5 Thoughts on User Experience
“You Are Not Your User”
The ability to empathise is recognized as a crucial soft skill that web designers, writers and managers require. However, empathy needs more than an intellectual understanding. – from Empathy Requires Experience
It is easy to get caught up in the “this is they way I do it, so, that is the way they must do it too” mindset. However, every user has their own ways of using products. What may be useful for you may not be useful for them. Be sure you are creating a design that the user wants – not one that you want. Do your research by talking to different users and observing their preferences and frustrations.
“Garbage In, Garbage Out”
If you want a product that meets expectations, you must test it.
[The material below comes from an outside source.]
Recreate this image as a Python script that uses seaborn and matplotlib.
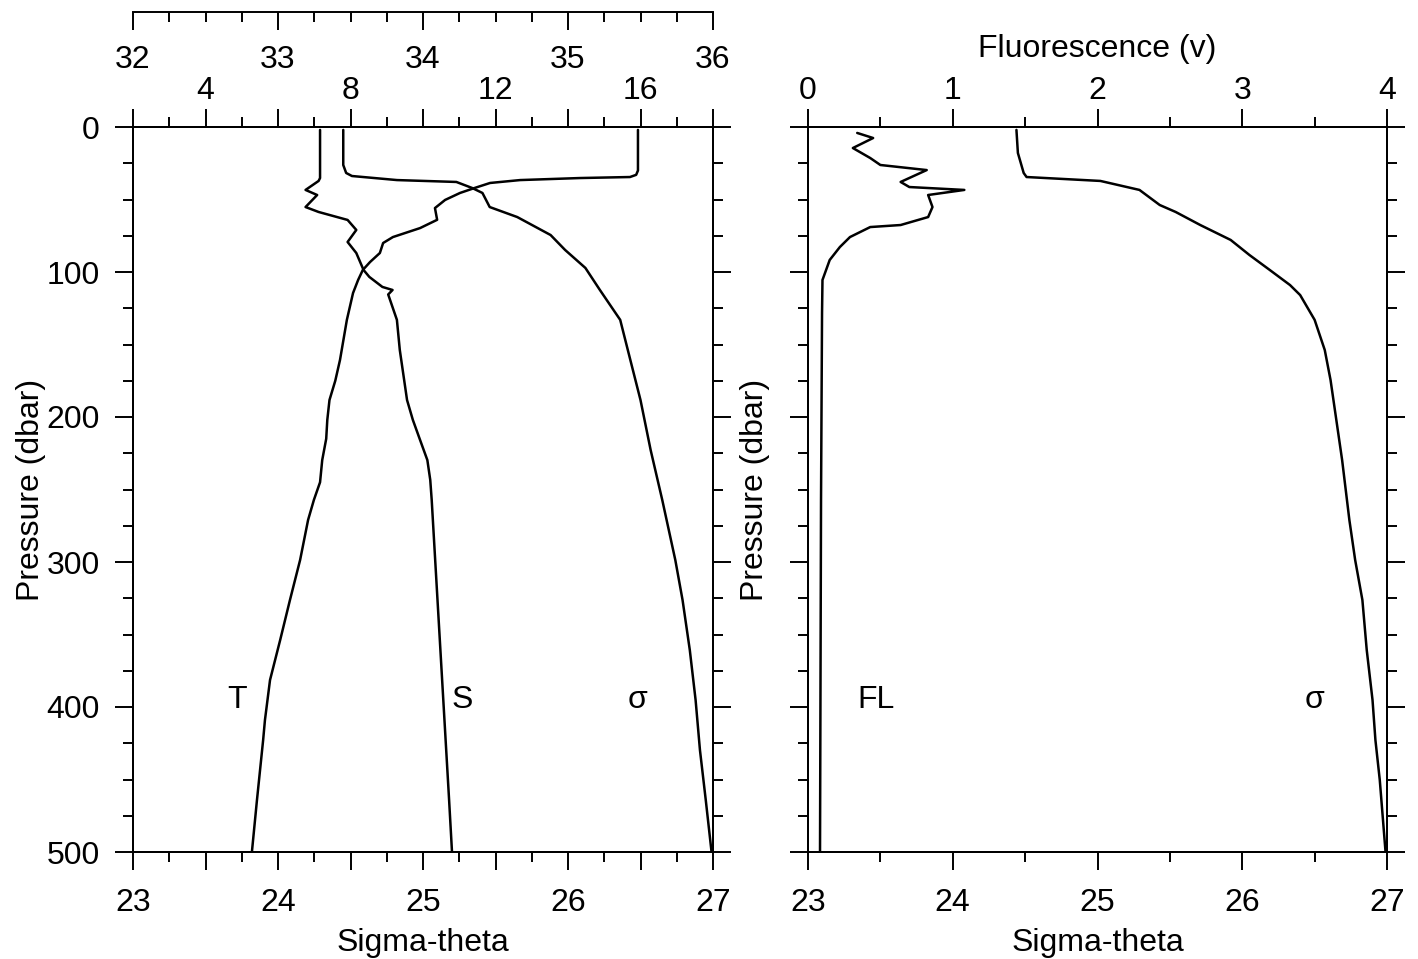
import matplotlib
matplotlib.use('Agg')
import matplotlib.pyplot as plt
from matplotlib.ticker import MultipleLocator, FuncFormatter
import seaborn as sns

# ---- data (pressure in dbar) ----
# left panel: temperature (deg C)
temp_p = [2, 30, 33, 34.5, 35.2, 36.6, 38.6, 42, 45.5, 50.3, 55.9, 64, 69.7, 75.9, 80, 86.9, 93.1,
          98.6, 105.5, 114.5, 133, 160.7, 175, 188.3, 202, 215, 229.7, 245, 257.2, 271, 298.6,
          326.2, 353.8, 381.4, 409, 422.8, 464.1, 500]
temp_c = [15.93, 15.93, 15.88, 15.71, 14.33, 12.68, 11.85, 11.43, 11.02, 10.61, 10.33, 10.39, 9.92,
          9.17, 8.90, 8.81, 8.54, 8.34, 8.21, 8.07, 7.90, 7.71, 7.58, 7.42, 7.36, 7.33, 7.22, 7.16,
          6.99, 6.83, 6.61, 6.33, 6.06, 5.78, 5.64, 5.59, 5.42, 5.28]

# left panel: salinity
sal_p = [2, 35.2, 37.2, 43.4, 46.9, 55.2, 58.6, 64.1, 71, 79.3, 86.9, 98.6, 103.4, 110.3, 112.4,
         115.5, 133, 153.8, 174.5, 188.3, 202, 215.9, 229.7, 243.4, 257.2, 291.7, 326.2, 360.7,
         395.2, 429.7, 464.1, 500]
sal = [33.29, 33.29, 33.28, 33.19, 33.27, 33.19, 33.28, 33.48, 33.54, 33.48, 33.54, 33.59, 33.63,
       33.72, 33.79, 33.76, 33.82, 33.84, 33.87, 33.89, 33.93, 33.98, 34.03, 34.05, 34.06, 34.08,
       34.10, 34.12, 34.14, 34.16, 34.18, 34.20]

# left panel: sigma-theta
sig_p = [2, 26.2, 31.7, 33.8, 36.6, 37.9, 42.1, 45.5, 55.2, 62.1, 74.5, 84.8, 97.2, 112.4, 133,
         160.7, 188.3, 222.8, 257.2, 298.6, 326.2, 360.7, 395.2, 429.7, 464.1, 500]
sig = [24.45, 24.45, 24.47, 24.51, 24.82, 25.23, 25.34, 25.41, 25.46, 25.65, 25.88, 25.98, 26.12,
       26.22, 26.36, 26.43, 26.50, 26.57, 26.65, 26.74, 26.79, 26.84, 26.88, 26.91, 26.95, 26.99]

# right panel: fluorescence (v)
fl_p = [4.1, 7.6, 14.5, 21.4, 26.2, 29.7, 37.9, 41.4, 43.4, 46.9, 55.2, 62.1, 67.6, 69, 75.9,
        82.8, 91.7, 105.5, 128.3, 257, 500]
fl = [0.34, 0.45, 0.31, 0.43, 0.50, 0.82, 0.64, 0.70, 1.08, 0.83, 0.86, 0.83, 0.64, 0.43, 0.29,
      0.22, 0.15, 0.10, 0.097, 0.09, 0.083]

# right panel: sigma-theta
sig2_p = [2, 17.9, 31.7, 34.5, 37.2, 43.4, 53.8, 58.6, 67.6, 77.9, 88.3, 98.6, 109, 115.9, 133,
          153.8, 174.5, 202.1, 229.7, 271, 298.6, 326.2, 360.7, 395.2, 422.8, 450.3, 500]
sig2 = [24.44, 24.45, 24.49, 24.51, 25.02, 25.29, 25.43, 25.54, 25.71, 25.92, 26.05, 26.19, 26.33,
        26.40, 26.50, 26.57, 26.61, 26.65, 26.69, 26.74, 26.78, 26.83, 26.86, 26.90, 26.92, 26.95,
        26.99]

sns.set_style('ticks')
plt.rcParams['font.family'] = ['Liberation Sans', 'DejaVu Sans']
plt.rcParams['font.size'] = 23
plt.rcParams['axes.linewidth'] = 1.4
plt.rcParams['text.color'] = 'black'
plt.rcParams['axes.labelcolor'] = 'black'
plt.rcParams['axes.edgecolor'] = 'black'
plt.rcParams['xtick.color'] = 'black'
plt.rcParams['ytick.color'] = 'black'

FS = 23
LW = 1.8


def only_labels(keep):
    # label only some of the major ticks
    return FuncFormatter(lambda v, pos: f'{v:.0f}' if any(abs(v - k) < 1e-6 for k in keep) else '')


def tick_style(ax, axis, pad):
    ax.tick_params(axis=axis, which='major', length=13, width=1.4, direction='out',
                   labelsize=FS, pad=pad, color='black', labelcolor='black')
    ax.tick_params(axis=axis, which='minor', length=7, width=1.4, direction='out', color='black')


fig = plt.figure(figsize=(14.18, 9.59), dpi=100)
ax1 = fig.add_axes([133 / 1418, 107 / 959, 580 / 1418, 725 / 959])
ax2 = fig.add_axes([808 / 1418, 107 / 959, 579 / 1418, 725 / 959])

# ---- left panel ----
ax_t = ax1.twiny()
ax_s = ax1.twiny()

sns.lineplot(x=sig, y=sig_p, ax=ax1, sort=False, estimator=None, color='black', linewidth=LW)
sns.lineplot(x=temp_c, y=temp_p, ax=ax_t, sort=False, estimator=None, color='black', linewidth=LW)
sns.lineplot(x=sal, y=sal_p, ax=ax_s, sort=False, estimator=None, color='black', linewidth=LW)

ax1.set_xlim(23, 27)
ax1.set_ylim(500, 0)
ax1.xaxis.set_major_locator(MultipleLocator(0.5))
ax1.xaxis.set_minor_locator(MultipleLocator(0.25))
ax1.xaxis.set_major_formatter(only_labels([23, 24, 25, 26, 27]))
ax1.yaxis.set_major_locator(MultipleLocator(100))
ax1.yaxis.set_minor_locator(MultipleLocator(25))
tick_style(ax1, 'x', 13)
tick_style(ax1, 'y', 11)
ax1.tick_params(axis='y', which='both', left=True, right=True, labelright=False)
ax1.set_xlabel('Sigma-theta', fontsize=FS, labelpad=7)
ax1.set_ylabel('Pressure (dbar)', fontsize=FS, labelpad=0)

# temperature axis on top of the frame
ax_t.set_xlim(2, 18)
ax_t.xaxis.set_major_locator(MultipleLocator(2))
ax_t.xaxis.set_minor_locator(MultipleLocator(1))
ax_t.xaxis.set_major_formatter(only_labels([4, 8, 12, 16]))
tick_style(ax_t, 'x', 2)
ax_t.set_xlabel('')
ax_t.set_ylabel('')

# salinity axis, detached line above
ax_s.set_xlim(32, 36)
ax_s.xaxis.set_ticks_position('bottom')
ax_s.xaxis.set_label_position('bottom')
ax_s.spines['bottom'].set_position(('axes', 1.1586))
for side in ['top', 'left', 'right']:
    ax_s.spines[side].set_visible(False)
ax_s.xaxis.set_major_locator(MultipleLocator(1))
ax_s.xaxis.set_minor_locator(MultipleLocator(0.25))
tick_style(ax_s, 'x', 11)
ax_s.tick_params(axis='x', which='both', bottom=True, top=False, labelbottom=True, labeltop=False)
ax_s.set_xlabel('')
ax_s.set_ylabel('')

ax1.text(23.72, 395, 'T', fontsize=FS, ha='center', va='center')
ax1.text(25.27, 395, 'S', fontsize=FS, ha='center', va='center')
ax1.text(26.48, 395, 'σ', fontsize=FS, ha='center', va='center')

# ---- right panel ----
ax_f = ax2.twiny()

sns.lineplot(x=sig2, y=sig2_p, ax=ax2, sort=False, estimator=None, color='black', linewidth=LW)
sns.lineplot(x=fl, y=fl_p, ax=ax_f, sort=False, estimator=None, color='black', linewidth=LW)

ax2.set_xlim(23, 27)
ax2.set_ylim(500, 0)
ax2.xaxis.set_major_locator(MultipleLocator(1))
ax2.xaxis.set_minor_locator(MultipleLocator(0.5))
ax2.yaxis.set_major_locator(MultipleLocator(100))
ax2.yaxis.set_minor_locator(MultipleLocator(25))
tick_style(ax2, 'x', 13)
tick_style(ax2, 'y', 11)
ax2.tick_params(axis='y', which='both', left=True, right=True, labelleft=False, labelright=False)
ax2.set_xlabel('Sigma-theta', fontsize=FS, labelpad=7)
ax2.set_ylabel('Pressure (dbar)', fontsize=FS, labelpad=14)

ax_f.set_xlim(0, 4)
ax_f.xaxis.set_major_locator(MultipleLocator(1))
ax_f.xaxis.set_minor_locator(MultipleLocator(0.5))
tick_style(ax_f, 'x', 2)
ax_f.set_xlabel('Fluorescence (v)', fontsize=FS, labelpad=14)
ax_f.set_ylabel('')

ax2.text(23.47, 395, 'FL', fontsize=FS, ha='center', va='center')
ax2.text(26.50, 395, 'σ', fontsize=FS, ha='center', va='center')

for a in [ax1, ax2, ax_t, ax_f]:
    for s in a.spines.values():
        s.set_linewidth(1.4)
ax_s.spines['bottom'].set_linewidth(1.4)

fig.savefig('out.png', dpi=100)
Why go through the trouble, time and money of building something that is not going to matter to your users? Test, test and test it again. Make sure that you are testing it from a user’s perspective too — maybe even get some of your users’ to try it out in beta before launching.
“Consistency is Key”
A style guide helps define every interaction users have with your brand — from social networks to web design to product functionality. Those messy and inconsistent brands are confusing, but one that has consistency comes across as polished and professional.
“When Everything Shouts, Nothing is Heard”
Visual hierarchy is the difference between a site that strategically influences user flow and decisions, and a site that just “looks nice.” – from 5 Pillars of Visual Hierarchy in Web Design
You have to prioritize. If you can’t make decisions about what’s most important, your users won’t either.
“Start Thinking Holistically”
Without a great concept, you can’t have great design. And without great design, you can’t have a great product. A great product is born from how it all works together from every idea, icon, pixel, and click.